Make sure you have sufficient light.  The flash popping up by itself suggests that you may be shooting in low light conditions.  Also, make sure that your subject is not within the MFD, minimum focusing distance, of the lens that you're using.  If memory serves, the 18-55mm lens has an MFD of about a foot, and the 76-300mm lens has an MFD of about a yard.

The "Sport" shooting mode setting introduces some unknowns.  Try shooting in the Green [A] mode, or P mode.  Test the camera outdoors in bright sunshine,  Aim at a subject that is about 20-30 feet away, or just over one car length.  If the camera is functioning properly, then it should take a picture.
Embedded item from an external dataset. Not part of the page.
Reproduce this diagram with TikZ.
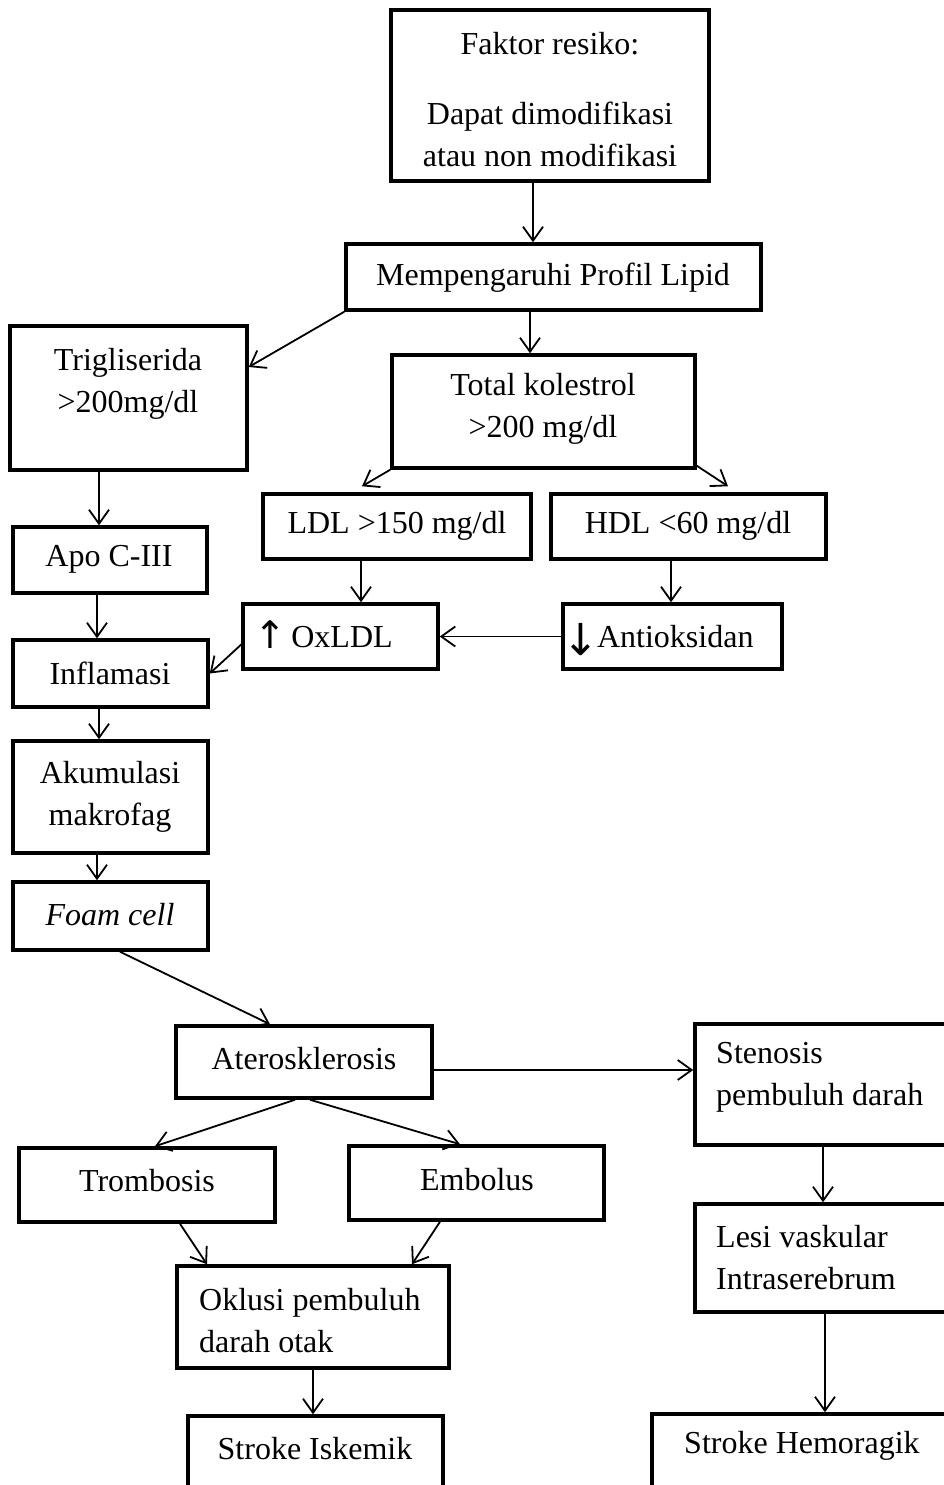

Back to the flash unit.  The camera can use the flash to provide "focus assist beams" when the you are shooting in low light conditions.  However, this strobing of the flash discharges the flash circuitry.  If the camera senses that the flash is required to take a proper exposure, then it will WAIT for the flash circuit to recharge and flash a "buSY" message, as well as cause a lightning bolt [flash] icon to appear in the viewfinder.


Finally, make sure that you have a well charged battery when you using the flash.  The less charge in your battery, the longer it takes the flash to recharge.  Having a fully charged battery works best.

"The right mouse button is your friend."


I had this same issue.  The camera would take pictures in Manual mode but not in auto focus. My wife and I found that a spec of dust was stuck between the UV filter and the camera lens.  The camera was trying to auto focus on the spec of dust and would not take any pictures.  We cleaned the lens and the filter. The camera started taking pictures like normal in Auto. Hopeully this simple fix helps you. 



Didn't want to start a whole new post for this issue, so decided to piggyback on this one.


Canon Rebel xs (roughly 6 years old).


Problem:  Camera does not take pictures at all. 


Solutions I have tried:  Took lens off and cleaned inside components.  Changed lenses.  Changed memory cards.  Tried AF and MF neither one works.


I do see two dust specs when I look into the camera, so I'm assuming it can't get focus because of these dust particles (I see the dust with different lenses, so it's nothing with the lens).


Could it be something else though?  I was hoping to fix the problem myself instead of having to take it in to get fixed...

It wouldn't be the dust... the focus sensors are on the floor of the camera.  The imaging sensor only does focus for cameras using "live view" mode.


You can test to see if it's a focus related issue by switching the lens to manual focus (the AF/MF switch).  In "One Shot" mode the camera wont take a photo until it can lock focus at at least one focus point.  But if you switch to manual focus it'll shoot immediately (it also shoots immediately if you swtich from "one shot" to "AI Servo" mode.)